DATASET RECORDS:
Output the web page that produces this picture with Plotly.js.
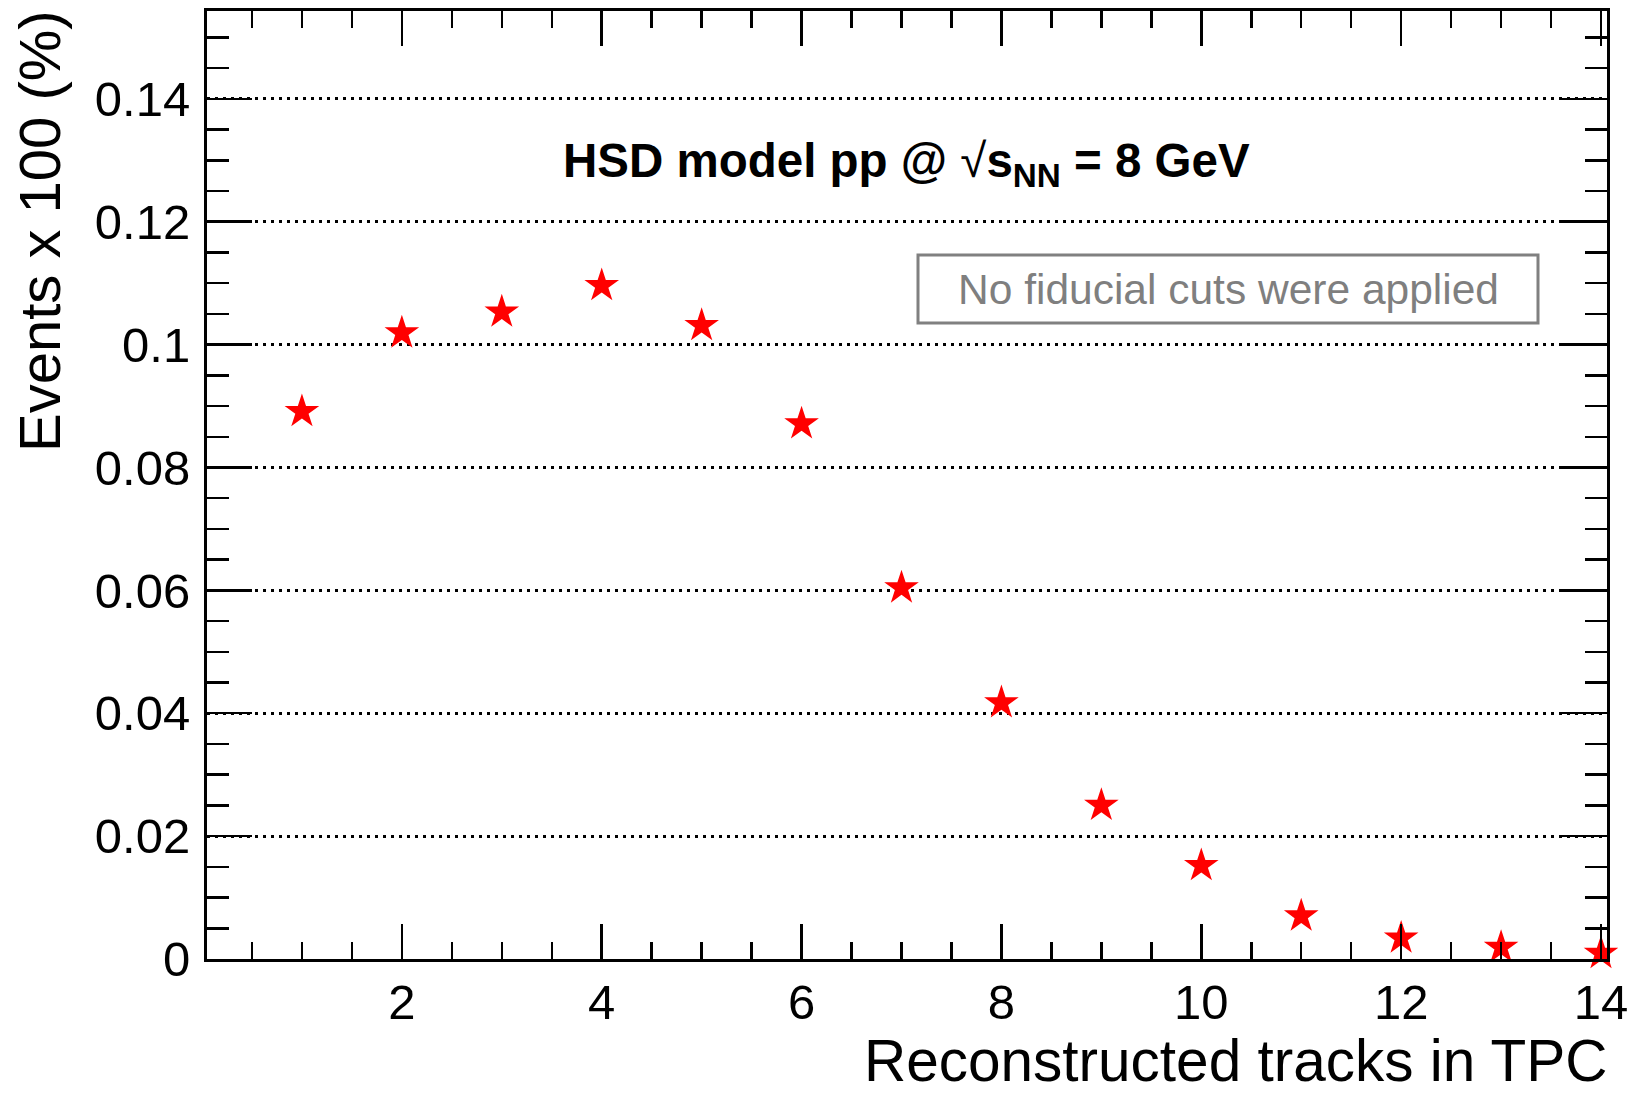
<!DOCTYPE html>
<html>
<head>
<meta charset="utf-8">
<script src="https://cdn.plot.ly/plotly-3.0.1.min.js"></script>
<style>
  html, body { margin: 0; padding: 0; background: #ffffff; }
  #chart { width: 1633px; height: 1093px; }
</style>
</head>
<body>
<div id="chart"></div>
<script>
// ---- data ----
const tracks = [1, 2, 3, 4, 5, 6, 7, 8, 9, 10, 11, 12, 13, 14];
const eventsPct = [0.0891, 0.1019, 0.1053, 0.1096, 0.1031, 0.0871, 0.0604,
                   0.0417, 0.0250, 0.0152, 0.0070, 0.0034, 0.0019, 0.0009];
const xTickVals = [2, 4, 6, 8, 10, 12, 14];
const xTickText = ['2', '4', '6', '8', '10', '12', '14'];
const yTickVals = [0, 0.02, 0.04, 0.06, 0.08, 0.1, 0.12, 0.14];
const yTickText = ['0', '0.02', '0.04', '0.06', '0.08', '0.1', '0.12', '0.14'];
const titleText = '<b>HSD model pp @ </b>√<b>s<sub>NN</sub> = 8 GeV</b>';
const xTitle = 'Reconstructed tracks in TPC';
const yTitle = 'Events x 100 (%)';
const noteText = 'No fiducial cuts were applied';

// ---- layout geometry (pixels) ----
const W = 1633, H = 1093;
const L = 207, R = 1607, T = 11, B = 959;
const px = v => (v - L) / (R - L);
const py = v => (B - v) / (B - T);
const FONT = 'Liberation Sans, Arial, Helvetica, sans-serif';

const trace = {
  x: tracks,
  y: eventsPct,
  type: 'scatter',
  mode: 'markers',
  marker: { symbol: 'star', size: 26, color: '#ff0000', line: { width: 0 } },
  hoverinfo: 'skip',
  cliponaxis: false,
  showlegend: false
};

const layout = {
  width: W, height: H,
  margin: { l: L, r: W - R, t: T, b: H - B, pad: 0 },
  paper_bgcolor: '#ffffff',
  plot_bgcolor: '#ffffff',
  font: { family: FONT, color: '#000000' },
  showlegend: false,
  xaxis: {
    range: [0.05, 14.06],
    showgrid: false,
    zeroline: false,
    showline: true, linecolor: '#000000', linewidth: 3,
    mirror: 'allticks',
    ticks: 'inside', ticklen: 35, tickwidth: 2.5, tickcolor: '#000000',
    tickmode: 'array', tickvals: xTickVals, ticktext: xTickText,
    tickfont: { size: 49, family: FONT, color: '#000000' },
    ticklabelstandoff: -2,
    minor: { dtick: 0.5, tick0: 0, ticks: 'inside', ticklen: 17, tickwidth: 2.5, tickcolor: '#000000', showgrid: false }
  },
  yaxis: {
    range: [0, 0.1543],
    showgrid: true, gridcolor: '#000000', gridwidth: 3, griddash: '3px,5px',
    zeroline: false,
    showline: true, linecolor: '#000000', linewidth: 3,
    mirror: 'allticks',
    ticks: 'inside', ticklen: 45, tickwidth: 2.5, tickcolor: '#000000',
    tickmode: 'array', tickvals: yTickVals, ticktext: yTickText,
    tickfont: { size: 49, family: FONT, color: '#000000' },
    ticklabelstandoff: 4,
    minor: { dtick: 0.005, tick0: 0, ticks: 'inside', ticklen: 22, tickwidth: 2.5, tickcolor: '#000000', showgrid: false }
  },
  shapes: [
    {
      type: 'rect', xref: 'paper', yref: 'paper',
      x0: px(918), x1: px(1538), y0: py(323), y1: py(255),
      line: { color: '#808080', width: 3 }, fillcolor: 'rgba(0,0,0,0)'
    }
  ],
  annotations: [
    {
      text: titleText, xref: 'paper', yref: 'paper',
      x: px(906), y: py(164), xanchor: 'center', yanchor: 'middle',
      showarrow: false, font: { size: 47.5, family: FONT, color: '#000000' }
    },
    {
      text: noteText, xref: 'paper', yref: 'paper',
      x: px(1228), y: py(289), xanchor: 'center', yanchor: 'middle',
      showarrow: false, font: { size: 42.5, family: FONT, color: '#7f7f7f' }
    },
    {
      text: xTitle, xref: 'paper', yref: 'paper',
      x: px(1609), y: py(1060), xanchor: 'right', yanchor: 'middle',
      showarrow: false, font: { size: 58.5, family: FONT, color: '#000000' }
    },
    {
      text: yTitle, xref: 'paper', yref: 'paper', textangle: -90,
      x: px(40), y: py(8), xanchor: 'center', yanchor: 'top',
      showarrow: false, font: { size: 58, family: FONT, color: '#000000' }
    }
  ],
  hovermode: false
};

Plotly.newPlot('chart', [trace], layout, { displayModeBar: false, staticPlot: true });
</script>
</body>
</html>
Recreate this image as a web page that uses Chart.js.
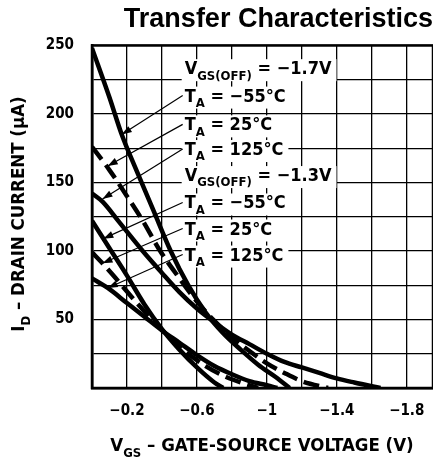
<!DOCTYPE html>
<html>
<head>
<meta charset="utf-8">
<script src="https://cdn.jsdelivr.net/npm/chart.js@4.4.0/dist/chart.umd.min.js"></script>
<style>
  body { margin: 0; background: #fff; }
  #wrap { width: 433px; height: 462px; }
</style>
</head>
<body>
<div id="wrap"><canvas id="chart"></canvas></div>
<script>
// V_GS(OFF) = -1.7V group
const vA55 = [0, -0.1, -0.17, -0.25, -0.35, -0.45, -0.55, -0.65, -0.75, -0.85, -0.95, -1.05, -1.13];
const iA55 = [248, 212, 185, 160, 130, 100, 75, 55, 40, 28, 17, 8, 0];
const vA25 = [0, -0.1, -0.2, -0.3, -0.38, -0.5, -0.6, -0.7, -0.8, -0.9, -1.0, -1.1, -1.2, -1.35];
const iA25 = [176, 159, 140, 120, 102, 80, 63, 49, 37, 27, 18, 11, 5, 0];
const vA125 = [0, -0.06, -0.15, -0.29, -0.4, -0.5, -0.6, -0.7, -0.8, -0.9, -1.0, -1.1, -1.2, -1.3, -1.4, -1.5, -1.65];
const iA125 = [142, 136, 122, 100, 84, 70, 58, 48, 39, 32, 25, 19, 15, 11, 7, 4, 0];

// V_GS(OFF) = -1.3V group
const vB55 = [0, -0.1, -0.2, -0.3, -0.4, -0.5, -0.6, -0.7, -0.75];
const iB55 = [122, 102, 82, 61, 43, 28, 15, 4, 0];
const vB25 = [0, -0.06, -0.15, -0.25, -0.35, -0.45, -0.55, -0.65, -0.75, -0.85, -0.95];
const iB25 = [99, 91, 78, 63, 49, 36, 25, 16, 9, 4, 0];
const vB125 = [0, -0.09, -0.2, -0.3, -0.4, -0.5, -0.6, -0.7, -0.8, -0.9, -1.0, -1.06];
const iB125 = [80, 73, 62, 52, 42, 33, 24, 16, 10, 5, 2, 0];

const xLabels = [-0.2, -0.6, -1, -1.4, -1.8];
const yLabels = [50, 100, 150, 200, 250];

// annotation text, [subscript] marks
const noteText = [
  'V[GS(OFF)] = \u22121.7V',
  'T[A] = \u221255\u00b0C',
  'T[A] = 25\u00b0C',
  'T[A] = 125\u00b0C',
  'V[GS(OFF)] = \u22121.3V',
  'T[A] = \u221255\u00b0C',
  'T[A] = 25\u00b0C',
  'T[A] = 125\u00b0C'
];
const noteV = -0.53;
const noteI = [229, 209, 188, 170, 151, 131, 112, 93];
// arrows: label row index -> point on curve
const arrowRow = [1, 2, 3, 5, 6, 7];
const arrowTipV = [-0.17, -0.09, -0.06, -0.065, -0.06, -0.09];
const arrowTipI = [185, 162, 138, 109, 91, 73];

const FONT = "'Liberation Sans Narrow', 'DejaVu Sans Condensed', 'Liberation Sans', sans-serif";

function pts(v, i) {
    return v.map((x, k) => ({ x: x, y: i[k] }));
}

function parseRich(s) {
    const parts = [];
    const re = /\[([^\]]*)\]|([^\[]+)/g;
    let m;
    while ((m = re.exec(s))) {
        if (m[1] !== undefined) parts.push({ t: m[1], sub: true });
        else parts.push({ t: m[2], sub: false });
    }
    return parts;
}

function richWidth(ctx, s, size) {
    let w = 0;
    parseRich(s).forEach(p => {
        ctx.font = 'bold ' + (p.sub ? Math.round(size * 0.72) : size) + 'px ' + FONT;
        w += ctx.measureText(p.t).width;
    });
    return w;
}

function drawRich(ctx, s, x, y, size) {
    let cx = x;
    parseRich(s).forEach(p => {
        ctx.font = 'bold ' + (p.sub ? Math.round(size * 0.72) : size) + 'px ' + FONT;
        ctx.fillText(p.t, cx, y + (p.sub ? size * 0.3 : 0));
        cx += ctx.measureText(p.t).width;
    });
}

const notesPlugin = {
    id: 'notes',
    afterDatasetsDraw(chart) {
        const ctx = chart.ctx;
        const xs = chart.scales.x, ys = chart.scales.y;
        const a = chart.chartArea;
        ctx.save();

        // frame
        ctx.strokeStyle = '#000';
        ctx.lineWidth = 2.5;
        ctx.strokeRect(a.left, a.top, a.right - a.left, a.bottom - a.top);

        ctx.textBaseline = 'alphabetic';
        ctx.fillStyle = '#000';
        const size = 18;
        const left = xs.getPixelForValue(noteV);
        noteText.forEach((t, k) => {
            const y = ys.getPixelForValue(noteI[k]);
            const w = richWidth(ctx, t, size);
            ctx.fillStyle = '#fff';
            ctx.fillRect(left - 3, y - 15, w + 8, 22);
            ctx.fillStyle = '#000';
            drawRich(ctx, t, left, y, size);
        });

        // arrows
        ctx.lineWidth = 1.2;
        arrowRow.forEach((r, k) => {
            const x0 = left - 2;
            const y0 = ys.getPixelForValue(noteI[r]) - 6;
            const x1 = xs.getPixelForValue(arrowTipV[k]);
            const y1 = ys.getPixelForValue(arrowTipI[k]);
            ctx.beginPath();
            ctx.moveTo(x0, y0);
            ctx.lineTo(x1, y1);
            ctx.stroke();
            const ang = Math.atan2(y1 - y0, x1 - x0);
            const L = 10, W = 3.5;
            ctx.beginPath();
            ctx.moveTo(x1, y1);
            ctx.lineTo(x1 - L * Math.cos(ang) + W * Math.sin(ang), y1 - L * Math.sin(ang) - W * Math.cos(ang));
            ctx.lineTo(x1 - L * Math.cos(ang) - W * Math.sin(ang), y1 - L * Math.sin(ang) + W * Math.cos(ang));
            ctx.closePath();
            ctx.fill();
        });

        // axis titles
        const xt = 'V[GS] \u2013 GATE-SOURCE VOLTAGE (V)';
        const xw = richWidth(ctx, xt, 18.5);
        drawRich(ctx, xt, 262 - xw / 2, 451, 18.5);

        const yt = 'I[D] \u2013 DRAIN CURRENT (\u00b5A)';
        const yw = richWidth(ctx, yt, 18.5);
        ctx.translate(24, 214);
        ctx.rotate(-Math.PI / 2);
        drawRich(ctx, yt, -yw / 2, 0, 18.5);
        ctx.restore();
    }
};

function curve(v, i, dash) {
    return {
        data: pts(v, i),
        borderColor: '#000',
        borderWidth: 4.5,
        borderDash: dash || [],
        pointRadius: 0,
        fill: false,
        cubicInterpolationMode: 'monotone'
    };
}

const tickFont = { family: FONT, size: 15, weight: 'bold' };
const fmt = v => (v < 0 ? '\u2212' + String(Math.abs(v)) : String(v));

new Chart(document.getElementById('chart').getContext('2d'), {
    type: 'line',
    data: {
        datasets: [
            curve(vA55, iA55),
            curve(vA25, iA25, [16, 7]),
            curve(vA125, iA125),
            curve(vB55, iB55),
            curve(vB25, iB25, [16, 7]),
            curve(vB125, iB125)
        ]
    },
    options: {
        responsive: true,
        maintainAspectRatio: false,
        animation: false,
        layout: { padding: { left: 0, right: 0, top: 0, bottom: 0 } },
        plugins: {
            legend: { display: false },
            tooltip: { enabled: false },
            title: {
                display: true,
                text: 'Transfer Characteristics',
                align: 'end',
                color: '#000',
                font: { family: "'Liberation Sans', Arial, sans-serif", size: 27, weight: 'bold' },
                padding: { top: 3, bottom: 10 }
            }
        },
        scales: {
            x: {
                type: 'linear',
                min: -1.95,
                max: 0,
                reverse: true,
                afterFit: s => { s.height = 74; s.paddingRight = 0; s.paddingLeft = 0; },
                afterBuildTicks: s => {
                    const t = [];
                    for (let k = 0; k <= 9; k++) t.push({ value: -k * 0.2 });
                    s.ticks = t;
                },
                grid: { color: '#000', lineWidth: 1.3, drawTicks: false },
                border: { display: true, color: '#000', width: 2.5 },
                ticks: {
                    color: '#000',
                    font: tickFont,
                    padding: 14,
                    maxRotation: 0,
                    autoSkip: false,
                    callback: v => {
                        const r = Math.round(v * 10) / 10;
                        return xLabels.includes(r) ? fmt(r) : '';
                    }
                }
            },
            y: {
                min: 0,
                max: 250,
                afterFit: s => { s.width = 92; },
                grid: { color: '#000', lineWidth: 1.3, drawTicks: false },
                border: { display: true, color: '#000', width: 2.5 },
                ticks: {
                    stepSize: 25,
                    color: '#000',
                    font: tickFont,
                    padding: 18,
                    callback: v => (yLabels.includes(v) ? String(v) : '')
                }
            }
        }
    },
    plugins: [notesPlugin]
});
</script>
</body>
</html>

TASK DIRECTIONS: How many lines of the records contain the string "page"? Respond with the number alone.

SOLUTION FOR THIS PROBLEM: 2